=== What you need to do ===
Reproduce the listing below exactly, minus its pictures.
↓
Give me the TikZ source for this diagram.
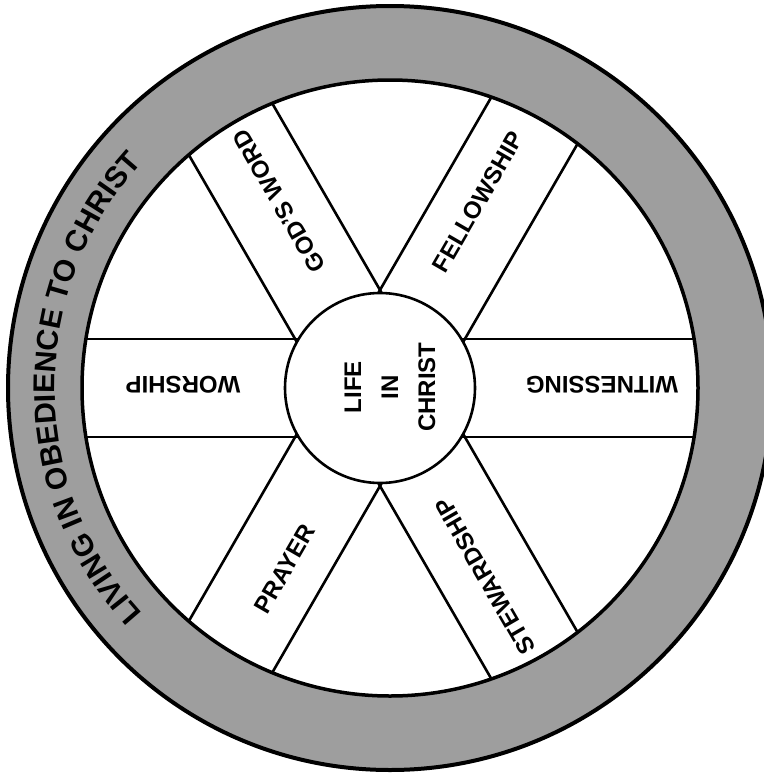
\documentclass[tikz,border=0pt]{standalone}
\usepackage{fontspec}
\setmainfont{Liberation Sans}
\usetikzlibrary{decorations.text}
\definecolor{ringgray}{RGB}{158,158,158}
\newcommand\ringfont{\fontsize{30}{32}\selectfont\bfseries}
\tikzset{
  lbl/.style={font=\fontsize{24}{37}\selectfont\bfseries, inner sep=0pt},
  spokeline/.style={line width=2.6pt},
}
\begin{document}
\begin{tikzpicture}[x=1pt,y=1pt]
\useasboundingbox (0,0) rectangle (763,-779);
\fill[white] (0,0) rectangle (763,-779);
\coordinate (c) at (390,-388);
\fill[ringgray, draw=black, line width=4pt] (c) circle[radius=382];
\fill[white, draw=black, line width=3.5pt] (c) circle[radius=308];
\coordinate (hc) at (380,-388);
\begin{scope}
  \clip (c) circle[radius=308];
  \foreach \a in {0,60,120}{
    \foreach \b in {90,-90}{
      \draw[spokeline] ([shift={(\a+\b:49)}]hc) ++(\a:400) -- ++(\a+180:800);
    }
  }
\end{scope}
\node[circle, draw, fill=white, line width=2.6pt, minimum size=190pt, inner sep=0pt] (hub) at (hc) {};
\node[lbl, rotate=90, align=center] (life) at (390,-387) {LIFE\\IN\\CHRIST};
\node[lbl, rotate=180] (worship) at (183,-385) {WORSHIP};
\node[lbl, rotate=180] (witnessing) at (602,-385) {WITNESSING};
\node[lbl, rotate=120] (godsword) at (279,-201) {GOD'S WORD};
\node[lbl, rotate=60] (fellowship) at (478,-202) {FELLOWSHIP};
\node[lbl, rotate=60] (prayer) at (285,-569) {PRAYER};
\node[lbl, rotate=120] (stewardship) at (485,-576) {STEWARDSHIP};
\path[decorate, decoration={text along path, text align=center,
  text={|\ringfont|LIVING IN OBEDIENCE TO CHRIST}}]
  ([shift={(c)}]225:335) arc[start angle=225, end angle=135, radius=335];
\end{tikzpicture}
\end{document}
↑
=== In response ===
Give me the TikZ source for this diagram.
\documentclass[tikz,border=0pt]{standalone}
\usepackage{fontspec}
\setmainfont{Liberation Sans}
\usetikzlibrary{decorations.text}
\definecolor{ringgray}{RGB}{158,158,158}
\newcommand\ringfont{\fontsize{30}{32}\selectfont\bfseries}
\tikzset{
  lbl/.style={font=\fontsize{24}{37}\selectfont\bfseries, inner sep=0pt},
  spokeline/.style={line width=2.6pt},
}
\begin{document}
\begin{tikzpicture}[x=1pt,y=1pt]
\useasboundingbox (0,0) rectangle (763,-779);
\fill[white] (0,0) rectangle (763,-779);
\coordinate (c) at (390,-388);
\fill[ringgray, draw=black, line width=4pt] (c) circle[radius=382];
\fill[white, draw=black, line width=3.5pt] (c) circle[radius=308];
\coordinate (hc) at (380,-388);
\begin{scope}
  \clip (c) circle[radius=308];
  \foreach \a in {0,60,120}{
    \foreach \b in {90,-90}{
      \draw[spokeline] ([shift={(\a+\b:49)}]hc) ++(\a:400) -- ++(\a+180:800);
    }
  }
\end{scope}
\node[circle, draw, fill=white, line width=2.6pt, minimum size=190pt, inner sep=0pt] (hub) at (hc) {};
\node[lbl, rotate=90, align=center] (life) at (390,-387) {LIFE\\IN\\CHRIST};
\node[lbl, rotate=180] (worship) at (183,-385) {WORSHIP};
\node[lbl, rotate=180] (witnessing) at (602,-385) {WITNESSING};
\node[lbl, rotate=120] (godsword) at (279,-201) {GOD'S WORD};
\node[lbl, rotate=60] (fellowship) at (478,-202) {FELLOWSHIP};
\node[lbl, rotate=60] (prayer) at (285,-569) {PRAYER};
\node[lbl, rotate=120] (stewardship) at (485,-576) {STEWARDSHIP};
\path[decorate, decoration={text along path, text align=center,
  text={|\ringfont|LIVING IN OBEDIENCE TO CHRIST}}]
  ([shift={(c)}]225:335) arc[start angle=225, end angle=135, radius=335];
\end{tikzpicture}
\end{document}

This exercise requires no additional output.